No Comments

Summary:

Big data vendor Cloudera is no Google when it comes to data center footprint, but the cost and complexity of its infrastructure are growing with each passing year. Cloudera VP of engineering Peter Cooper-Ellis explains how better data centers and cloud computing help ease the burden.

The demands of running a big data software business are nowhere near those of running a huge web platform like Facebook or Google, but they’re not insignificant either. For Hadoop vendor Cloudera, the growing popularity of its technology means larger customers, more hardware and software partners, and, as a result, more servers and more complexity in its data center. Its enough to make someone crave the cloud.

Right now, Cloudera Vice President of Engineering Peter Cooper-Ellis explained, the company uses a three-pronged strategy when it comes to the workloads that run its business. For product development, testing and debugging, it prefers to use the Amazon Web Services cloud. The company’s “bread-and-butter engineering work,” however, runs on its own gear within its own data centers.

That’s where things get complicated. Cloudera’s data center has more than 1,000 servers, with about half as part of a private cloud environment (running the CloudStack and OpenStack platforms) and the other half as bare-metal machines. Certain workloads, such as the core aspects of building and packaging its Hadoop distribution, run on the private cloud. Benchmarking, proofs of concept for customers, and other performance- or consistency-dependent workloads run on bare metal.

Managing its data center resources already costs Cloudera millions of dollars per year, and every new partnership (like those with VMware, EMC and Dell, for example) or big customer means more configurations it has to support and more gear it has to buy.

Peter Cooper-Ellis

Peter Cooper-Ellis

“Every year, we add more complexity,” Cooper-Ellis said. “My preference would be to run everything in the cloud if we could, but we just can’t do it.”

Partially, this is because of the type of workloads inherent to the business of building and selling enterprise software  – long-running (nightly, or even weeks-long) product tests that aren’t ideally suited for the ephemeral nature of compute instances in the AWS cloud.

The other big concern is cost. “[W]here we have a long-term, long-running workload,” he said, “Amazon gets really expensive for us.”

However, engineering and customer support aren’t the sole drivers of Cloudera’s data center demands.
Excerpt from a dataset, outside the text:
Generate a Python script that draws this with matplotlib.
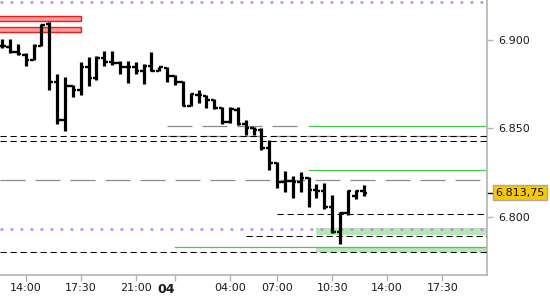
import matplotlib
matplotlib.use('Agg')
import matplotlib.pyplot as plt
from matplotlib.patches import Rectangle
import numpy as np

# 30 min bars, bar 0 = 14:00
bars = np.arange(-3, 44)
opens = [6896.5, 6896.0, 6893.0, 6891.5, 6888.75, 6896.5, 6909.0, 6876.25, 6855.0, 6874.0,
         6871.5, 6884.75, 6878.25, 6889.75, 6887.5, 6887.0, 6884.75, 6884.5, 6882.5, 6885.25,
         6882.75, 6884.25, 6879.75, 6876.25, 6862.75, 6869.0, 6868.5, 6866.0, 6861.5, 6853.5,
         6860.5, 6852.5, 6850.25, 6849.25, 6839.0, 6830.5, 6819.75, 6820.25, 6819.75, 6822.0,
         6815.0, 6814.75, 6805.5, 6791.75, 6802.5, 6812.0, 6814.75]
highs = [6900.5, 6900.5, 6897.5, 6892.5, 6897.5, 6909.0, 6910.25, 6880.75, 6879.25, 6874.5,
         6887.75, 6890.5, 6891.0, 6893.75, 6893.75, 6888.0, 6888.0, 6887.75, 6886.5, 6893.0,
         6885.0, 6884.5, 6880.25, 6877.0, 6870.25, 6871.75, 6869.0, 6866.5, 6862.25, 6862.0,
         6862.0, 6854.75, 6851.0, 6850.25, 6843.5, 6831.25, 6826.25, 6823.25, 6825.5, 6822.75,
         6818.5, 6819.0, 6812.5, 6803.0, 6815.25, 6815.25, 6818.0]
lows = [6895.25, 6892.5, 6891.5, 6885.5, 6888.75, 6896.5, 6871.75, 6852.5, 6848.75, 6868.0,
        6869.0, 6874.0, 6877.5, 6885.5, 6886.0, 6880.75, 6875.5, 6880.75, 6875.0, 6882.5,
        6882.5, 6876.5, 6874.5, 6862.75, 6862.75, 6864.25, 6861.5, 6860.75, 6852.5, 6853.0,
        6852.0, 6846.25, 6846.25, 6838.0, 6826.5, 6816.25, 6814.0, 6810.5, 6814.25, 6805.75,
        6810.5, 6804.25, 6790.75, 6785.0, 6801.0, 6810.0, 6812.0]
closes = [6896.5, 6893.0, 6892.0, 6888.75, 6896.5, 6908.5, 6876.25, 6855.0, 6874.0, 6871.5,
          6884.75, 6878.25, 6890.0, 6887.5, 6887.0, 6884.75, 6884.5, 6882.5, 6885.25, 6882.75,
          6884.5, 6879.75, 6876.25, 6862.75, 6869.5, 6869.0, 6866.0, 6861.5, 6853.5, 6860.75,
          6852.5, 6850.5, 6849.25, 6839.0, 6830.5, 6819.75, 6820.25, 6819.75, 6822.0, 6815.0,
          6814.75, 6805.5, 6791.75, 6802.5, 6814.5, 6814.75, 6813.75]
last_price = 6813.75

time_ticks = [0, 7, 14, 19, 26, 32, 39, 46, 53]
time_labels = ['14:00', '17:30', '21:00', '04', '04:00', '07:00', '10:30', '14:00', '17:30']
price_ticks = [6800, 6850, 6900]

# horizontal levels
purple_levels = [6921.75, 6793.25]
red_zone_low = [6910.75, 6904.75]
red_zone_high = [6913.5, 6907.5]
red_zone_end = 7
black_full = [6845.75, 6842.75, 6780.25]
black_part = [6801.75, 6789.25]
black_part_start = [32, 28]
gray_full = [6821.0]
gray_part = [6851.5, 6846.0]
gray_part_start = [18, 18]
gray_part_end = [35.6, None]
green_lines = [6851.5, 6826.5, 6783.0]
green_line_start = [36, 36, 19]
green_line_colors = ['#44cc44', '#44cc44', '#5cbc5c']
green_zone_low = [6790.0, 6780.0]
green_zone_high = [6794.0, 6782.75]
green_zone_start = 37


def fmt_price(v):
    return f'{v:,.0f}'.replace(',', '.')


def fmt_last(v):
    return f'{v:,.2f}'.replace(',', ' ').replace('.', ',').replace(' ', '.')


def run():
    fig = plt.figure(figsize=(5.5, 3), dpi=100)
    ax = fig.add_axes([0, 25 / 300, 487 / 550, 275 / 300])
    x0, x1 = -3.27, 58.7
    ax.set_xlim(x0, x1)
    ax.set_ylim(6767.2, 6922.6)

    # zones
    for lo, hi in zip(green_zone_low, green_zone_high):
        ax.add_patch(Rectangle((green_zone_start, lo), x1 - green_zone_start + 1, hi - lo,
                               fc='#b4e8b4', ec='none', zorder=1))
    for lo, hi in zip(red_zone_low, red_zone_high):
        ax.add_patch(Rectangle((x0 - 1, lo), red_zone_end - x0 + 1, hi - lo,
                               fc='#f89a9a', ec='#ee1c1c', lw=1, zorder=2))

    # levels
    for y in gray_full:
        ax.plot([x0, x1], [y, y], color='#8a8a8a', lw=0.9, dashes=(20, 8), zorder=2)
    for y, s, e in zip(gray_part, gray_part_start, gray_part_end):
        ax.plot([s, e if e is not None else x1], [y, y], color='#8a8a8a', lw=0.9,
                dashes=(20, 8), zorder=2)
    for y, s, c in zip(green_lines, green_line_start, green_line_colors):
        ax.plot([s, x1], [y, y], color=c, lw=0.9, zorder=2)
    for y in black_full:
        ax.plot([x0, x1], [y, y], color='k', lw=0.75, dashes=(6, 3.6), zorder=3)
    for y, s in zip(black_part, black_part_start):
        ax.plot([s, x1], [y, y], color='k', lw=0.75, dashes=(6, 3.6), zorder=3)
    for y in purple_levels:
        ax.plot([x0, x1], [y, y], color='#c68fe2', lw=2, dashes=(1, 2.6),
                dash_capstyle='butt', zorder=3)

    # OHLC bars
    ax.vlines(bars, lows, highs, color='k', lw=2.3, zorder=4)
    ax.hlines(opens, bars - 0.45, bars, color='k', lw=1.7, zorder=4)
    ax.hlines(closes, bars, bars + 0.45, color='k', lw=1.7, zorder=4)

    for s in ['top', 'left']:
        ax.spines[s].set_visible(False)
    for s in ['right', 'bottom']:
        ax.spines[s].set_color('#b4b4b4')
        ax.spines[s].set_linewidth(1.2)

    ax.yaxis.tick_right()
    ax.set_yticks(price_ticks, [fmt_price(v) for v in price_ticks])
    ax.tick_params(axis='y', length=4, width=1, color='#b4b4b4', labelsize=8, pad=4,
                   labelcolor='#1a1a1a')
    ax.set_xticks(time_ticks, time_labels)
    ax.tick_params(axis='x', length=4, width=1, color='#b4b4b4', labelsize=8, pad=2,
                   labelcolor='#1a1a1a')
    day = ax.get_xticklabels()[time_labels.index('04')]
    day.set_fontweight('bold')
    day.set_fontsize(9)
    day.set_ha('right')

    # last price marker
    trans = ax.get_yaxis_transform()
    ax.plot([1.0, 1.012], [last_price, last_price], color='k', lw=1, transform=trans,
            clip_on=False)
    ax.text(1.017, last_price, fmt_last(last_price), transform=trans, ha='left', va='center',
            fontsize=8, color='#111111',
            bbox=dict(boxstyle='square,pad=0.2', fc='#f8c800', ec='#a8a8a8', lw=1))
    return fig


def main():
    fig = run()
    fig.savefig('out.png', dpi=100)


if __name__ == '__main__':
    main()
The company also uses its own products, Cooper-Ellis said, managing terabytes of data that it collects via usage logs from customer installations, as well as from forums, mailing lists and internal records. It runs analyzes all that data in order to predict problems and help support staff troubleshoot customers’ issues.

So instead of longing too much for something it can’t yet have, Cloudera is doing what it can to keep the cost and complexity of its data center in check. For example, it recently decided to improve energy efficiency by switching providers and is now running in a Santa Clara, California, data center operated by Vantage Data Centers. Vantage President and CEO Sureel Choksi told me tech companies are among its largest group of customers, and also tend to be the ones most concerned with efficiency and PUE ratings.
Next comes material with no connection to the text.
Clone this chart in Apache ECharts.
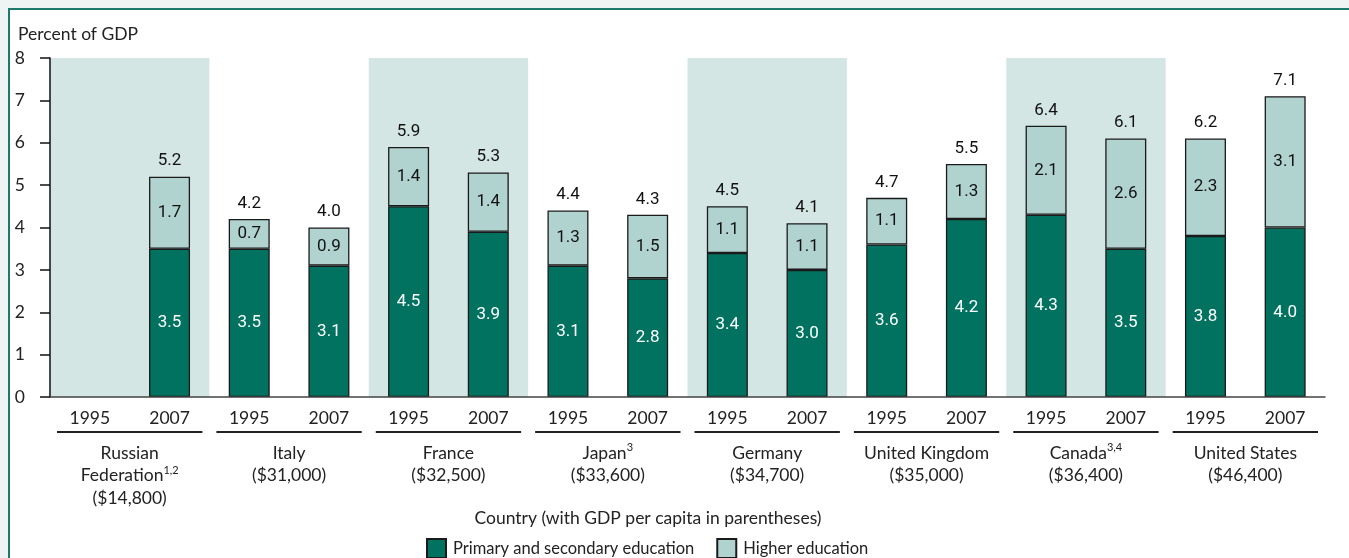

The Vantage campus in Santa Clara, where Cloudera's data center is now located. Source: Vantage

The Vantage campus in Santa Clara, where Cloudera’s data center is now located. Source: Vantage

Cloudera is also trying to move as many customers as it can onto “a short list of reference architectures and use cases,” Cooper-Ellis said. The more standardized the configurations its customers are running, the fewer configurations Cloudera has to build its Hadoop distribution to support and deploy in its own data center. As part of this effort, Cloudera wants to help more customers move their Hadoop environments into the cloud.

Companies are starting to put meaningful Hadoop workloads in the cloud, Cooper-Ellis said, so getting Cloudera products optimized for cloud computing environments is a top-level engineering initiative for 2014. Cloudera launched with much more of an emphasis on cloud-based Hadoop deployments, but users weren’t really ready for that back in 2009. The plan now is to partner with third-party cloud providers rather than host its own Hadoop service, although it might do the latter for limited-time trials, he noted. (Pivotal presently hosts a 1,000-node Hadoop testbed cluster in the SuperNAP data center in Las Vegas.)
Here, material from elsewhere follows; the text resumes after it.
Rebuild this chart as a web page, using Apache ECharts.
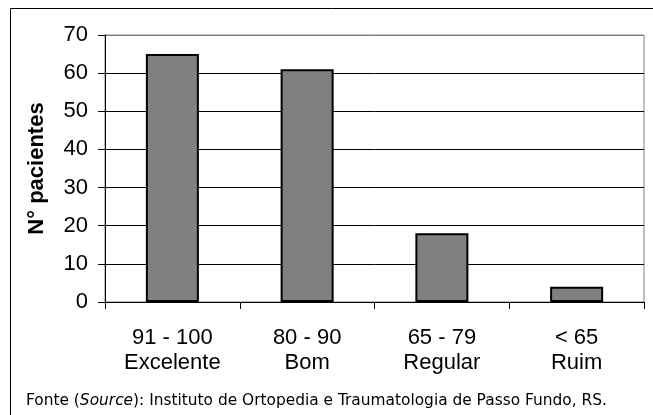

These types of deals help standardize the configurations users run, and ideally can turn some users running free, unsupported Hadoop software in the cloud into paying customers. Cloudera’s competitors, including Hortonworks and MapR, already have strong cloud partnerships in place – Hortonworks with Microsoft and Rackspace, and MapR with AWS and Google. Cloudera announced partnerships with a handful of cloud providers in October, and in December certified its software to run on Amazon’s cloud.

As Cooper-Ellis said, “It’s now time to put the cloud in Cloudera.”